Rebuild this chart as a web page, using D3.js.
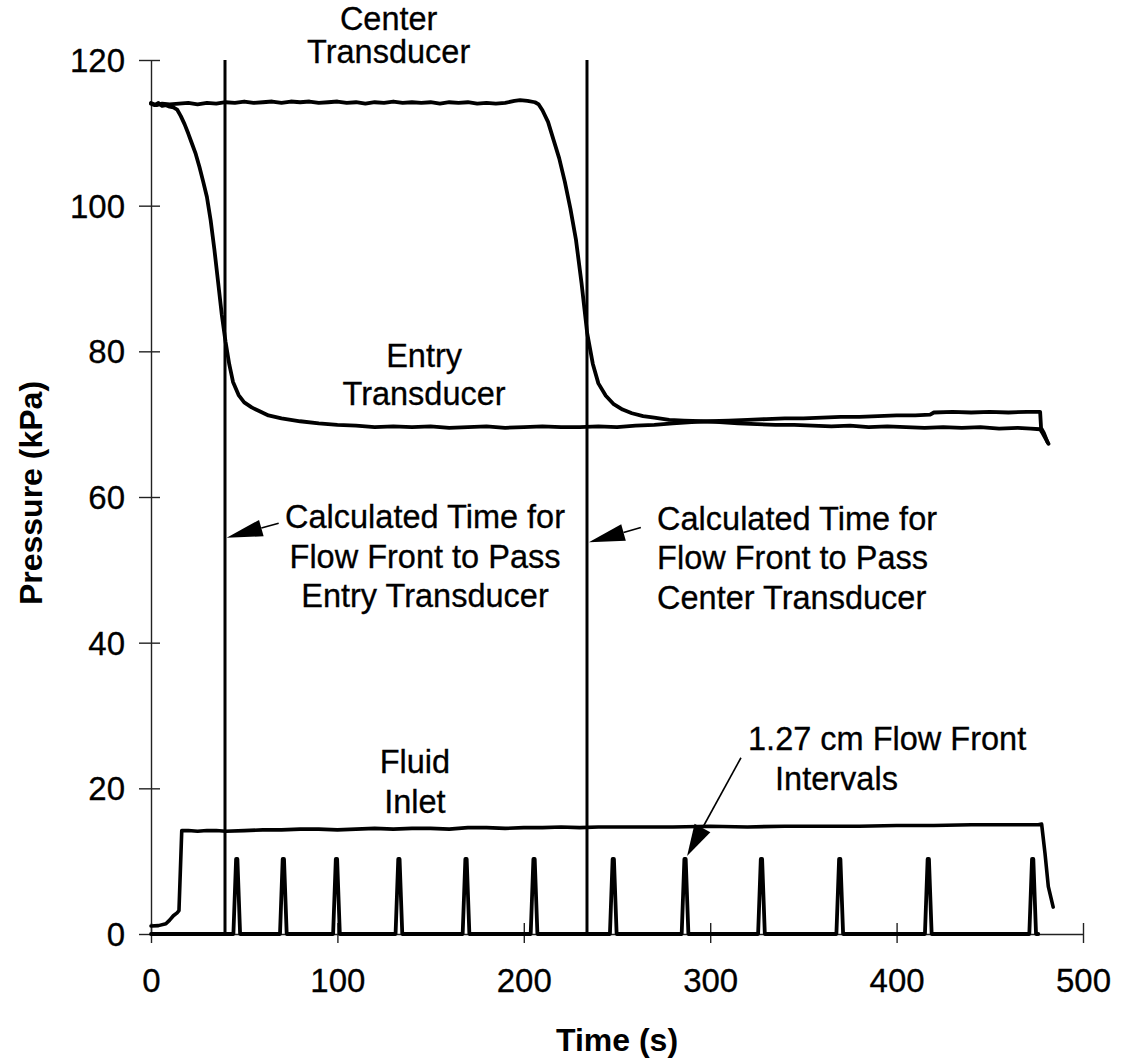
<!DOCTYPE html>
<html>
<head>
<meta charset="utf-8">
<script src="https://cdn.jsdelivr.net/npm/d3@7"></script>
<style>
  html, body { margin: 0; padding: 0; background: #fff; }
  svg { display: block; }
  text { font-family: "Liberation Sans", Arial, sans-serif; fill: #000; }
</style>
</head>
<body>
<svg id="chart" width="1121" height="1060"></svg>
<script>
// Pressure traces during an RTM fill experiment: [time (s), pressure (kPa)]
const centerTransducer = [
  [0,114.1],[3,113.8],[6,114.0],[10,113.9],[15,114.0],[20,114.1],[25,113.9],[30,114.1],
  [35,114.0],[40,114.2],[45,114.1],[50,114.3],[55,114.1],[60,114.2],[65,114.3],[70,114.1],
  [75,114.3],[80,114.2],[85,114.3],[90,114.1],[95,114.2],[100,114.3],[105,114.1],[110,114.2],
  [115,114.0],[120,114.2],[125,114.1],[130,114.3],[135,114.1],[140,114.2],[145,114.1],[150,114.2],
  [155,114.0],[160,114.2],[165,114.1],[170,114.2],[175,114.0],[180,114.1],[185,114.0],[190,114.1],
  [195,114.4],[198,114.5],[202,114.4],[206,114.2],[208,113.9],[210,113.1],[213,111.5],[216,109.0],
  [219,106.5],[222,103.3],[225,99.6],[228,95.3],[231,89.3],[234,82.5],[237,78.3],[240,75.6],
  [244,73.9],[248,72.8],[253,72.0],[258,71.5],[264,71.1],[270,70.9],[278,70.6],[286,70.5],
  [295,70.4],[305,70.3],[315,70.1],[325,70.0],[335,69.9],[345,69.9],[355,69.8],[365,69.7],
  [375,69.8],[385,69.6],[395,69.7],[405,69.6],[415,69.5],[425,69.6],[435,69.5],[445,69.6],
  [455,69.4],[465,69.5],[472,69.4],[477,69.3],[478,68.9],[480,68.0],[481.5,67.3]
];

const entryTransducer = [
  [0,114.0],[2,113.8],[4,114.1],[6,113.7],[8,113.8],[10,113.6],[12,113.5],[14,113.2],
  [16,112.3],[18,111.2],[20,109.9],[22,108.5],[24,107.1],[26,105.3],[28,103.3],[30,101.2],
  [32,98.0],[34,94.0],[36,89.5],[38,85.0],[40,81.3],[42,78.2],[44,75.8],[47,74.0],
  [50,73.0],[54,72.3],[58,71.8],[63,71.2],[70,70.8],[80,70.4],[90,70.1],[100,69.9],
  [110,69.8],[120,69.6],[130,69.7],[140,69.6],[150,69.7],[160,69.5],[170,69.6],[180,69.7],
  [190,69.5],[200,69.6],[210,69.7],[220,69.6],[230,69.6],[240,69.7],[250,69.6],[260,69.8],
  [270,69.9],[280,70.1],[290,70.3],[300,70.4],[310,70.5],[320,70.6],[330,70.7],[340,70.8],
  [350,70.8],[360,70.9],[370,71.0],[380,71.0],[390,71.1],[400,71.2],[410,71.2],[418,71.3],
  [420,71.6],[430,71.7],[440,71.6],[450,71.7],[460,71.6],[470,71.7],[477,71.7],[477.5,69.5],
  [479,68.8],[481,67.5]
];

const fluidInlet = [
  [0,1.1],[4,1.15],[8,1.4],[10,1.9],[12,2.5],[14,2.9],[15,3.2],[16.5,14.2],
  [20,14.2],[25,14.1],[30,14.2],[35,14.2],[40,14.1],[50,14.2],[60,14.3],[70,14.3],
  [80,14.4],[90,14.4],[100,14.3],[110,14.4],[120,14.5],[130,14.4],[140,14.5],[150,14.5],
  [160,14.4],[170,14.6],[180,14.6],[190,14.5],[200,14.6],[210,14.6],[220,14.7],[230,14.6],
  [240,14.7],[260,14.7],[280,14.7],[300,14.8],[320,14.7],[340,14.8],[360,14.8],[380,14.8],
  [400,14.9],[420,14.9],[440,15.0],[460,15.0],[470,15.0],[476,15.0],[477.8,15.1],
  [479.6,11.1],[481.4,6.5],[484,3.7]
];

// Flow-front marker pulses (1.27 cm intervals): pulse centre times and pulse height
const pulseTimes = [46, 71, 99.5, 133, 169, 205.5, 248, 286.5, 327.5, 369.5, 417, 473];
const pulseHeight = 10.3;
const pulseBaseHalf = 1.8;
const pulseTopHalf = 0.35;

// Calculated flow-front passage times (s)
const passTimes = [39.7, 233.9];

const xTicks = [0, 100, 200, 300, 400, 500];
const yTicks = [0, 20, 40, 60, 80, 100, 120];

// ---------------------------------------------------------------------------
const svg = d3.select("#chart");
const margin = { left: 151, top: 60, right: 38, bottom: 126 };
const W = 1121, H = 1060;

const x = d3.scaleLinear().domain([0, 500]).range([margin.left, W - margin.right]);
const y = d3.scaleLinear().domain([0, 120]).range([H - margin.bottom, margin.top]);

// Axes
const xAxis = svg.append("g")
  .attr("transform", `translate(0,${y(0)})`)
  .call(d3.axisBottom(x).tickValues(xTicks).tickSizeOuter(0).tickSizeInner(10).tickFormat(d3.format("d")));
const yAxis = svg.append("g")
  .attr("transform", `translate(${x(0)},0)`)
  .call(d3.axisLeft(y).tickValues(yTicks).tickSizeOuter(0).tickSizeInner(12).tickFormat(d3.format("d")));

[xAxis, yAxis].forEach(g => {
  g.select(".domain").attr("stroke", "#222").attr("stroke-width", 1.4);
  g.selectAll(".tick line").attr("stroke", "#222").attr("stroke-width", 1.4);
  g.selectAll(".tick text")
    .style("font-size", "33px").attr("fill", "#000")
    .attr("stroke", "#000").attr("stroke-width", 0.3);
});
// ticks cross the axis line
xAxis.selectAll(".tick line").attr("y1", -11).attr("y2", 9);
xAxis.selectAll(".tick text").attr("y", 58).attr("dy", null);
yAxis.selectAll(".tick line").attr("x1", -12).attr("x2", 9);
yAxis.selectAll(".tick text").attr("x", -26).attr("dy", "0.35em");

// Axis titles
svg.append("text")
  .attr("x", (x(0) + x(500)) / 2).attr("y", 1051)
  .attr("text-anchor", "middle")
  .style("font-size", "32px").style("font-weight", "bold")
  .text("Time (s)");
svg.append("text")
  .attr("transform", `translate(42,${(y(0) + y(120)) / 2 - 4}) rotate(-90)`)
  .attr("text-anchor", "middle")
  .style("font-size", "32px").style("font-weight", "bold")
  .text("Pressure (kPa)");

// Flow-front passage lines
svg.selectAll("line.pass")
  .data(passTimes)
  .join("line")
  .attr("class", "pass")
  .attr("x1", d => x(d)).attr("x2", d => x(d))
  .attr("y1", y(120)).attr("y2", y(0))
  .attr("stroke", "#000").attr("stroke-width", 3);

// Data traces
const line = d3.line().x(d => x(d[0])).y(d => y(d[1]));

const pulseSeries = [[0, 0]];
pulseTimes.forEach(p => {
  pulseSeries.push([p - pulseBaseHalf, 0], [p - pulseTopHalf, pulseHeight],
                   [p + pulseTopHalf, pulseHeight], [p + pulseBaseHalf, 0]);
});
pulseSeries.push([476, 0]);

const traces = [
  { name: "pulses", data: pulseSeries, w: 3.8 },
  { name: "inlet", data: fluidInlet, w: 3.6 },
  { name: "entry", data: entryTransducer, w: 3.8 },
  { name: "center", data: centerTransducer, w: 3.8 }
];
svg.selectAll("path.trace")
  .data(traces)
  .join("path")
  .attr("class", "trace")
  .attr("d", d => line(d.data))
  .attr("fill", "none")
  .attr("stroke", "#000")
  .attr("stroke-width", d => d.w)
  .attr("stroke-linejoin", "round")
  .attr("stroke-linecap", "round");

// Annotation text (anchors in data units, line gaps in px)
const labels = [
  { lines: ["Center", "Transducer"], t: 127.5, v: 124.1, gap: 33, anchor: "middle" },
  { lines: ["Entry", "Transducer"], t: 146.5, v: 77.8, gap: 38, anchor: "middle" },
  { lines: ["Calculated Time for", "Flow Front to Pass", "Entry Transducer"], t: 147, v: 55.7, gap: 39.5, anchor: "middle" },
  { lines: ["Calculated Time for", "Flow Front to Pass", "Center Transducer"], t: 271.5, v: 55.5, gap: 39.5, anchor: "start" },
  { lines: ["Fluid", "Inlet"], t: 141.6, v: 22.1, gap: 40, anchor: "middle" },
  { lines: ["1.27 cm Flow Front"], t: 320.3, v: 25.3, gap: 0, anchor: "start" },
  { lines: ["Intervals"], t: 334.8, v: 19.8, gap: 0, anchor: "start" }
];
labels.forEach(l => {
  const txt = svg.append("text")
    .attr("text-anchor", l.anchor)
    .style("font-size", "32.5px")
    .attr("stroke", "#000").attr("stroke-width", 0.3);
  l.lines.forEach((s, i) => {
    txt.append("tspan")
      .attr("x", x(l.t))
      .attr("y", y(l.v) + i * l.gap)
      .text(s);
  });
});

// Arrows: from tail to tip, in data units
const arrows = [
  { from: [68.5, 56.4], to: [40.6, 54.4], len: 36, half: 8.5 },
  { from: [262.8, 55.8], to: [234.9, 53.8], len: 36, half: 8.5 },
  { from: [316.5, 24.2], to: [287.6, 10.7], len: 32, half: 9 }
];
arrows.forEach(a => {
  const x0 = x(a.from[0]), y0 = y(a.from[1]);
  const x1 = x(a.to[0]), y1 = y(a.to[1]);
  const dx = x1 - x0, dy = y1 - y0, L = Math.hypot(dx, dy);
  const ux = dx / L, uy = dy / L;
  const bx = x1 - ux * a.len, by = y1 - uy * a.len;
  svg.append("line")
    .attr("x1", x0).attr("y1", y0).attr("x2", bx).attr("y2", by)
    .attr("stroke", "#000").attr("stroke-width", 1.6);
  svg.append("path")
    .attr("d", d3.line()([[x1, y1], [bx - uy * a.half, by + ux * a.half], [bx + uy * a.half, by - ux * a.half]]) + "Z")
    .attr("fill", "#000");
});
</script>
</body>
</html>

▶ [What is expected]:
Pick out every line above that contains the word "chart" and copy it.

▶ [Answer]:
Rebuild this chart as a web page, using D3.js.
<svg id="chart" width="1121" height="1060"></svg>
const svg = d3.select("#chart");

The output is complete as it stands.